Blue Moon Election Brings Record Turnout, Changes


Despite 2018 being a “blue moon” election cycle, North Carolina experienced near-record voter turnout for yesterday’s election.

Once in a “blue moon,” North Carolina does not have any marquee, statewide races on the ballot. Turnout typically suffers in these cycles because there is less to draw voters to the polls. This year was different — more than 52% of voters turned out to the polls. This is the highest turnout in a non-presidential election year since 1990.

The results showed that North Carolina continues to be a very purple state. Republicans held onto their contested NC Congressional seats, while at the state-level, Republicans may have lost a supermajority in both chambers. Democrats gained a seat on the NC Supreme Court, bringing their majority to 5-2.

While the official results have not yet been certified, and the possibility for recounts in some races remains…

Here's what we know:


While there had been talk of potential upsets in District 2 and District 13, Representative George Holding and Representative Ted Budd defeated their challengers and will be returning to Congress.

The main question of the night was whether Democrat Dan McCready could overcome the Republican leanings of the district to defeat Republican pastor Mark Harris. In May, Harris defeated incumbent Congressman Robert Pittenger in a contentious primary. Given the absence of an incumbent, many saw the seat as up for grabs. Harris appears to have won by 1,845 votes, although this race could be subject to a recount.

Overall, Republicans maintain a 10-3 advantage in the state’s congressional delegation.

NC General Assembly

Going into the election, Republicans held a 75-45 majority. This represents a “supermajority,” meaning, if members vote by party, Republicans had the 3/5 majority needed to override gubernatorial vetoes. Republicans lost their House supermajority in this election, but kept control of the House chamber. If current vote totals hold, Democrats will have a net gain of 9 seats with Republicans now holding a 66-54 advantage.

Republicans also held a supermajority in the NC Senate heading into the election, with a 35-15 advantage. It appears that Democrats gained 6 seats, potentially erasing the supermajority. Republicans will maintain control of the chamber, 29-21, pending recounts in close races.

Several incumbents lost their re-election bids, especially in urban areas. On the Republican side, four incumbent Senators lost (Barringer (Wake), Meredith (Cumberland), Lee (New Hanover), and Wade (Guilford)).
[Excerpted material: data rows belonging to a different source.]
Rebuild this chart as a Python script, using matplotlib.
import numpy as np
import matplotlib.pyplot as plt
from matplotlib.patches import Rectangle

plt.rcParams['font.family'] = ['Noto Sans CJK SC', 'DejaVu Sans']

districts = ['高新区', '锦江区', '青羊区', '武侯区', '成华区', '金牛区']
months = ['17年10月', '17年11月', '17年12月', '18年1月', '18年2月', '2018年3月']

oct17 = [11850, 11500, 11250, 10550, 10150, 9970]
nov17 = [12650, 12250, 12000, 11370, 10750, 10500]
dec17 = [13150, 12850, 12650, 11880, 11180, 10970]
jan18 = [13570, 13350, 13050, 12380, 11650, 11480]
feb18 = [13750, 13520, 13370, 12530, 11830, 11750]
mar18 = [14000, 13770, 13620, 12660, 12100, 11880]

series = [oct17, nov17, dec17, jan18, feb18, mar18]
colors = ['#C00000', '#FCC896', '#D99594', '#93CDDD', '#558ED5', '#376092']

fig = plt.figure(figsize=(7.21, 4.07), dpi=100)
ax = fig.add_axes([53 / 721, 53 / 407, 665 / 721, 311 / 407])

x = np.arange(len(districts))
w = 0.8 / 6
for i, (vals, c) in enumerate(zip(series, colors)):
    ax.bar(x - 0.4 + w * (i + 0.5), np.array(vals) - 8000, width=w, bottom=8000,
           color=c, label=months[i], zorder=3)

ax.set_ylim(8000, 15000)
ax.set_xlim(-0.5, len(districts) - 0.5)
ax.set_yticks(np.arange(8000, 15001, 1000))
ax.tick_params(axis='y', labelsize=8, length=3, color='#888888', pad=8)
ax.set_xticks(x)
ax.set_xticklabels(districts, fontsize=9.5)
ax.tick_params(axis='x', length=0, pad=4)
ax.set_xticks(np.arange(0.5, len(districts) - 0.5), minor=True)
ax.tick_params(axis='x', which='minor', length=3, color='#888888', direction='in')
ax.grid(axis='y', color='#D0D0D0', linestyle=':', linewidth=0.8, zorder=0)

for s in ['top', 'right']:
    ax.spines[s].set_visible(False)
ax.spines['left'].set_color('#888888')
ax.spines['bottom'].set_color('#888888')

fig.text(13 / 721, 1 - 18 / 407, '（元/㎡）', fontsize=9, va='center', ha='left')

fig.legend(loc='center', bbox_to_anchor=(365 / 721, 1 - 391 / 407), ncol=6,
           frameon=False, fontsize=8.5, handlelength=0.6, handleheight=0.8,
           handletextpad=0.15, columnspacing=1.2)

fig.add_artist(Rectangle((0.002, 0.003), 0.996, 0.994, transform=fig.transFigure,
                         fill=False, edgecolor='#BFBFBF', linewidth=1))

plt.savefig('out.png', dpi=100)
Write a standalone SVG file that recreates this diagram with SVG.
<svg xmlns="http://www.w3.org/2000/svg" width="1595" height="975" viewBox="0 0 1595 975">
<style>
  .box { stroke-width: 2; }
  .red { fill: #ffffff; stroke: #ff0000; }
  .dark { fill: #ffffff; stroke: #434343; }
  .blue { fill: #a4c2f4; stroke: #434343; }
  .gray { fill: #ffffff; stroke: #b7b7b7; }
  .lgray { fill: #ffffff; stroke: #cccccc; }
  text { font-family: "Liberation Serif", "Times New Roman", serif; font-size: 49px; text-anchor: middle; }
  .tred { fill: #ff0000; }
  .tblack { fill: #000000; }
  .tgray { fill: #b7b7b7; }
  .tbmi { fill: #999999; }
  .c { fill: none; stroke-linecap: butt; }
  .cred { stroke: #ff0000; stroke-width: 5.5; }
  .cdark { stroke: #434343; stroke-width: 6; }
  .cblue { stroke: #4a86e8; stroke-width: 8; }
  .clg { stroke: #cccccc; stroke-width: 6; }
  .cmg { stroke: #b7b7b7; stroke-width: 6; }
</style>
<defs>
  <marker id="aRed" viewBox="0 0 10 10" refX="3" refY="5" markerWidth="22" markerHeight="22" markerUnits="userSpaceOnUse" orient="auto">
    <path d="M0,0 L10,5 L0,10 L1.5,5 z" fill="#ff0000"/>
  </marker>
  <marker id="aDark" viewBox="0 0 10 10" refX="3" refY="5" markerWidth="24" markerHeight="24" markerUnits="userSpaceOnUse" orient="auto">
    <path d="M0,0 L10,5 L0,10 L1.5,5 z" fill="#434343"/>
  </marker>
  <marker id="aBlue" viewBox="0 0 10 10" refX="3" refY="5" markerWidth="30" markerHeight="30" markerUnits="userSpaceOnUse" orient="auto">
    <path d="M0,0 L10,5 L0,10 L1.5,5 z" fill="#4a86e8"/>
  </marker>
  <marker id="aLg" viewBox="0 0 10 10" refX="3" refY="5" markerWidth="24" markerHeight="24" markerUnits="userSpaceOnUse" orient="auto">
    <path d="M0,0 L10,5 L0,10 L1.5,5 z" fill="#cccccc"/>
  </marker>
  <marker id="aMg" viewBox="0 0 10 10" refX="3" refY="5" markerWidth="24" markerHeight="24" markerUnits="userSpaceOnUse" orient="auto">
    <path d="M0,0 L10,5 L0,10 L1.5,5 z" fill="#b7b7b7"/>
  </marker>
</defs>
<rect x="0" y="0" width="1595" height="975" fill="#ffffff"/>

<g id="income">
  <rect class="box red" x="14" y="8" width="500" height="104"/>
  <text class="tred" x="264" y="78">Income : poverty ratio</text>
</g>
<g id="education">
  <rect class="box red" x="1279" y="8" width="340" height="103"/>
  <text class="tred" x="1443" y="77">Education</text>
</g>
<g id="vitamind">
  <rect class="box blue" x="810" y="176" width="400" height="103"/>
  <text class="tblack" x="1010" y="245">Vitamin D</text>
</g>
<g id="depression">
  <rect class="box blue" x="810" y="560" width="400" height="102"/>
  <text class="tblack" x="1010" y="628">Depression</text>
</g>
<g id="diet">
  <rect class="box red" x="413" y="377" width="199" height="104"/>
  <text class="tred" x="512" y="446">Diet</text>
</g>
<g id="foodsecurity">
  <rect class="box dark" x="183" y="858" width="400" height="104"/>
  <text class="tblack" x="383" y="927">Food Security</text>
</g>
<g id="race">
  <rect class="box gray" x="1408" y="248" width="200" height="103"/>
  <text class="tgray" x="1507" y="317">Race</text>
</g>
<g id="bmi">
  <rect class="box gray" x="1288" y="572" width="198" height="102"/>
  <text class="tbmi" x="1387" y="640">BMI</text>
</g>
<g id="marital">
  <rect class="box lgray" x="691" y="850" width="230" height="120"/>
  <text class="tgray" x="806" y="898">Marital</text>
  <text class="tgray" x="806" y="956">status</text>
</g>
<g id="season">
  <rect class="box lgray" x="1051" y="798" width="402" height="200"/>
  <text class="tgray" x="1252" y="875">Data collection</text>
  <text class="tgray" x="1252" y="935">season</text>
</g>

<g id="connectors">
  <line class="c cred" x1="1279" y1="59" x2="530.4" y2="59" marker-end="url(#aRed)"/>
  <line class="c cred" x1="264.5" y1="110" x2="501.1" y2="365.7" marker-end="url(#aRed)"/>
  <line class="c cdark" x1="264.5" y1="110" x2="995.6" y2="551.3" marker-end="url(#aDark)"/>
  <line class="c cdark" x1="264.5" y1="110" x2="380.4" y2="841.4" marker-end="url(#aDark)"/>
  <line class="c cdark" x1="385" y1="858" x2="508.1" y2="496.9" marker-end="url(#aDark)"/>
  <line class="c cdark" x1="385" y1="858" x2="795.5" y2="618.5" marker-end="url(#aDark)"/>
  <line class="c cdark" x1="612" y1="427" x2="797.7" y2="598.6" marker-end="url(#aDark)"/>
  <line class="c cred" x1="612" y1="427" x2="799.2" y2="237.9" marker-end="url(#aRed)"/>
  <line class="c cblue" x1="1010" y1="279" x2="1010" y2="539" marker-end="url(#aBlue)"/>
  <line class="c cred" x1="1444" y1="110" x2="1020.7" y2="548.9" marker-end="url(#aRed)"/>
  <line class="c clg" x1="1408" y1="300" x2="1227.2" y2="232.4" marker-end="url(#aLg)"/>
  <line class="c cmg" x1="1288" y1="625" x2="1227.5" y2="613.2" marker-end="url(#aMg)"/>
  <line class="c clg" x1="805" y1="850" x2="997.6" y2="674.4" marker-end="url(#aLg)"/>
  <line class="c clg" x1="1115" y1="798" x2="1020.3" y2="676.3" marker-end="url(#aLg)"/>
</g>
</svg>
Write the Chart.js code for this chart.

Eight incumbent Republican Representatives lost (Jordan (Watauga), Bradford (Mecklenburg), Stone (Mecklenburg), Dulin (Mecklenburg), Clampitt (Avery), Malone (Wake), Dollar (Wake), and John Adcock (Wake). Two incumbent Democrats lost their bid for re-election (Richardson (Franklin) and G. Graham (Lenoir)). There could be recounts in a few districts, as several races were very close.

NC Supreme Court

Following multiple statute changes, a primary cancellation, and court challenges surrounding the ability for judicial candidates to change their party affiliation leading up to an election, Democrat Anita Earls upset incumbent Republican Barbara Jackson in a three-way contest that featured two Republican candidates. The Court’s partisan balance stands at 5-2.

Constitutional Amendments

Voters approved four of the six constitutional amendments on the ballot. We expect the General Assembly to come back into session November 27 to take up enabling legislation for the following:
  • Requiring a voter ID
  • Expanding crime victim's rights
  • Lowering the income tax cap from 10 to 7 percent
  • Guaranteeing the right to hunt and fish

Voters rejected two of the proposed amendments: one would have changed the way members of the State Board of Elections and Ethics Enforcement are chosen and the other would have shifted the power to appoint judicial vacancies from the governor to the legislature. Five former governors and seven former chief justices of both parties joined together to publicly oppose both amendments.